Quite frankly it is obvious how this scene ought to have made a lawyer blush. The scribe literally asked Jesus to quote what he was wearing on his forehead (Phylactery). Not what Jesus was wearing, by the way, but the scribe. He had worn these words on his forehead from a very young age. Before wearing them on his forehead, the very words Jesus quoted were stamped on the front porch posts of his parent’s home for all his childhood. Adding to the outrageous scenario here, these very words were an everyday familiar part of his life. Do you see the irony?

I love the thought that Jesus could have simply said, “Dude, take that thing off your forehead and read it for once!” But he didn’t. Instead, he offered grace as he always does.

Applicably, I would have to be blind myself to not recognize that I neglect these words no less than the scribe. The greatest commandment my God has given me is to love Him with my everything.

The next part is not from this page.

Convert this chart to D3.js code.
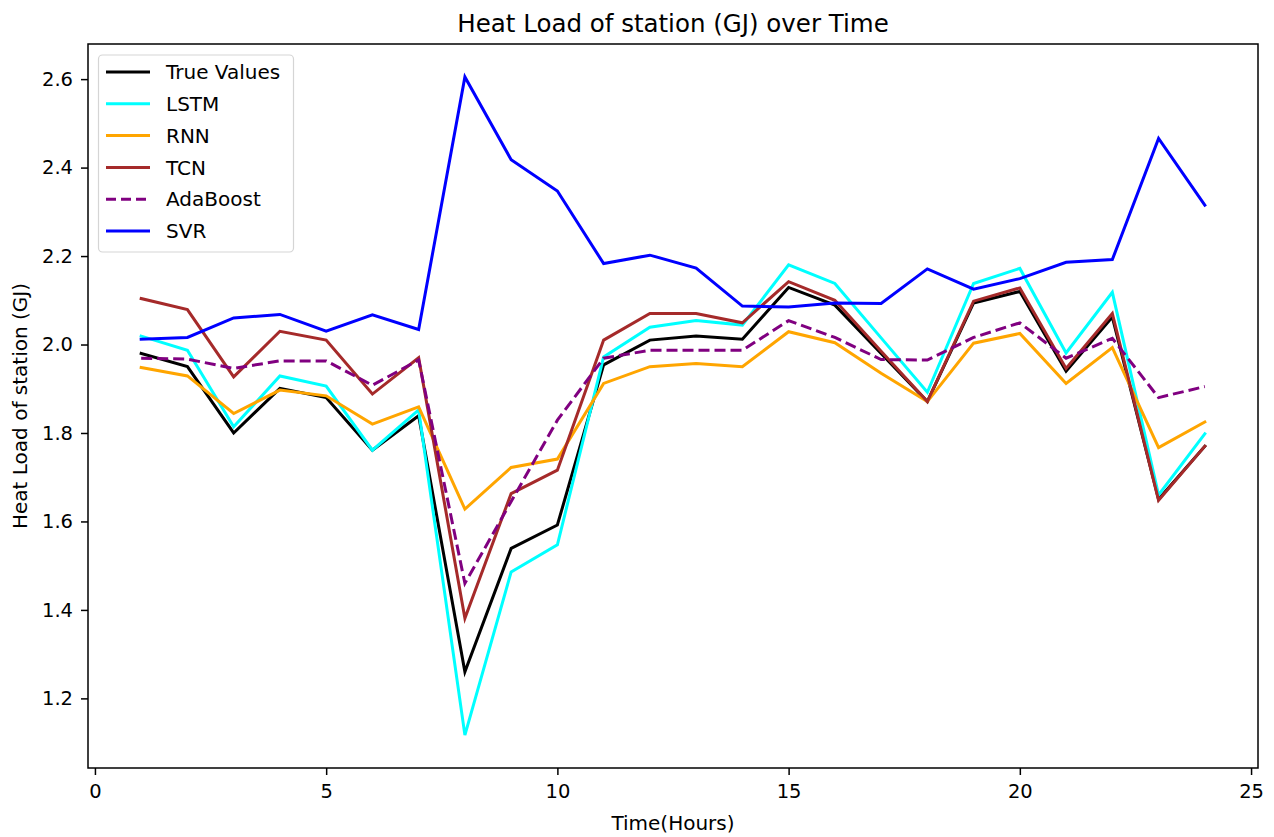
<!DOCTYPE html>
<html>
<head>
<meta charset="utf-8">
<script src="https://cdn.jsdelivr.net/npm/d3@7"></script>
<style>
  html, body { margin: 0; padding: 0; background: #fff; }
  svg { display: block; font-family: "DejaVu Sans", sans-serif; }
</style>
</head>
<body>
<svg id="chart" width="1274" height="837"></svg>
<script>
const hours = [1,2,3,4,5,6,7,8,9,10,11,12,13,14,15,16,17,18,19,20,21,22,23,24];
const trueValues = [1.980,1.950,1.800,1.901,1.880,1.761,1.839,1.260,1.539,1.592,1.954,2.010,2.019,2.012,2.129,2.089,1.980,1.871,2.094,2.120,1.940,2.062,1.650,1.770];
const lstm = [2.019,1.987,1.814,1.929,1.906,1.761,1.852,1.117,1.486,1.547,1.972,2.039,2.054,2.044,2.180,2.138,2.015,1.892,2.138,2.172,1.981,2.118,1.660,1.798];
const rnn = [1.948,1.929,1.844,1.897,1.884,1.820,1.859,1.628,1.722,1.741,1.912,1.950,1.957,1.950,2.029,2.004,1.935,1.871,2.003,2.025,1.912,1.993,1.767,1.825];
const tcn = [2.104,2.079,1.927,2.030,2.010,1.888,1.970,1.381,1.663,1.716,2.010,2.070,2.070,2.049,2.142,2.100,1.985,1.871,2.098,2.128,1.946,2.070,1.648,1.770];
const adaboost = [1.969,1.967,1.946,1.963,1.963,1.908,1.965,1.460,1.645,1.829,1.969,1.987,1.987,1.987,2.054,2.016,1.966,1.965,2.016,2.049,1.969,2.014,1.880,1.905];
const svr = [2.012,2.016,2.060,2.068,2.030,2.067,2.034,2.605,2.418,2.347,2.183,2.202,2.173,2.087,2.085,2.094,2.093,2.171,2.125,2.149,2.186,2.192,2.466,2.315];
const xTicks = [0,5,10,15,20,25];
const yTicks = [1.2,1.4,1.6,1.8,2.0,2.2,2.4,2.6];

const seriesNames = ["True Values","LSTM","RNN","TCN","AdaBoost","SVR"];
const seriesData = [trueValues, lstm, rnn, tcn, adaboost, svr];
const seriesColors = ["#000000","#00ffff","#ffa500","#a52a2a","#800080","#0000ff"];
const seriesDash = [null,null,null,null,"11,5",null];

const svg = d3.select("#chart");
const L = 88, R = 1258, T = 44, B = 768;

const allVals = seriesData.flat();
const yMin = d3.min(allVals), yMax = d3.max(allVals);
const yPad = (yMax - yMin) * 0.05;
const xPad = (24 - 1) * 0.05;

const x = d3.scaleLinear().domain([1 - xPad, 24 + xPad]).range([L, R]);
const y = d3.scaleLinear().domain([yMin - yPad, yMax + yPad]).range([B, T]);

const line = d3.line().x((d, i) => x(hours[i])).y(d => y(d));

const plot = svg.append("g");
seriesData.forEach((s, k) => {
  plot.append("path")
    .datum(s)
    .attr("fill", "none")
    .attr("stroke", seriesColors[k])
    .attr("stroke-width", 3)
    .attr("stroke-linejoin", "miter")
    .attr("stroke-linecap", seriesDash[k] ? "butt" : "square")
    .attr("stroke-dasharray", seriesDash[k])
    .attr("d", line);
});

// axes
const xAxis = d3.axisBottom(x).tickValues(xTicks).tickFormat(d3.format("d")).tickSize(7).tickSizeOuter(0).tickPadding(9);
const yAxis = d3.axisLeft(y).tickValues(yTicks).tickFormat(d3.format(".1f")).tickSize(7).tickSizeOuter(0).tickPadding(8);

const gx = svg.append("g").attr("transform", `translate(0,${B})`).call(xAxis);
const gy = svg.append("g").attr("transform", `translate(${L},0)`).call(yAxis);
[gx, gy].forEach(g => {
  g.select(".domain").remove();
  g.selectAll(".tick line").attr("stroke", "#000").attr("stroke-width", 1.5);
  g.selectAll(".tick text").attr("fill", "#000").style("font-size", "19.5px").style("font-family", "DejaVu Sans, sans-serif");
});

// frame
svg.append("rect").attr("x", L).attr("y", T).attr("width", R - L).attr("height", B - T)
  .attr("fill", "none").attr("stroke", "#000").attr("stroke-width", 1.5);

// title & labels
svg.append("text").attr("x", (L + R) / 2).attr("y", 32).attr("text-anchor", "middle")
  .style("font-size", "24.5px").attr("fill", "#000").text("Heat Load of station (GJ) over Time");
svg.append("text").attr("x", (L + R) / 2).attr("y", 830).attr("text-anchor", "middle")
  .style("font-size", "20px").attr("fill", "#000").text("Time(Hours)");
svg.append("text").attr("transform", `translate(27,${(T + B) / 2}) rotate(-90)`).attr("text-anchor", "middle")
  .style("font-size", "20px").attr("fill", "#000").text("Heat Load of station (GJ)");

// legend
const lg = svg.append("g");
lg.append("rect").attr("x", 98.5).attr("y", 55).attr("width", 195).attr("height", 197)
  .attr("rx", 4).attr("fill", "#fff").attr("fill-opacity", 0.8).attr("stroke", "#d5d5d5").attr("stroke-width", 1.2);
seriesNames.forEach((name, k) => {
  const yy = 72 + k * 31.8;
  lg.append("line").attr("x1", 106).attr("x2", 150).attr("y1", yy).attr("y2", yy)
    .attr("stroke", seriesColors[k]).attr("stroke-width", 3)
    .attr("stroke-dasharray", seriesDash[k] ? "10,5" : null);
  lg.append("text").attr("x", 166).attr("y", yy).attr("dy", "0.36em")
    .style("font-size", "20px").attr("fill", "#000").text(name);
});
</script>
</body>
</html>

Truth be known, as Jesus will conclude, until I resign my heart to that command, I’ll never inwardly care about keeping any of the others anyway. What difference will it make if one law is held greater than another if I fail greatest at the Greatest?

In a previous message, my Pastor exclaimed God’s love for me, but then he couldn’t fail to announce the fruit of that love is my love in return. I love Him because He first loved me.

So, where then, do we stand? Quite frankly, I hope you are seeing exactly what I’m seeing, a bunch of people, like me, consumed by exaggerating our pet laws, although in essence legitimate they may be, dismissing the paramount.

I wonder what will change should my first priority become loving my God? And you?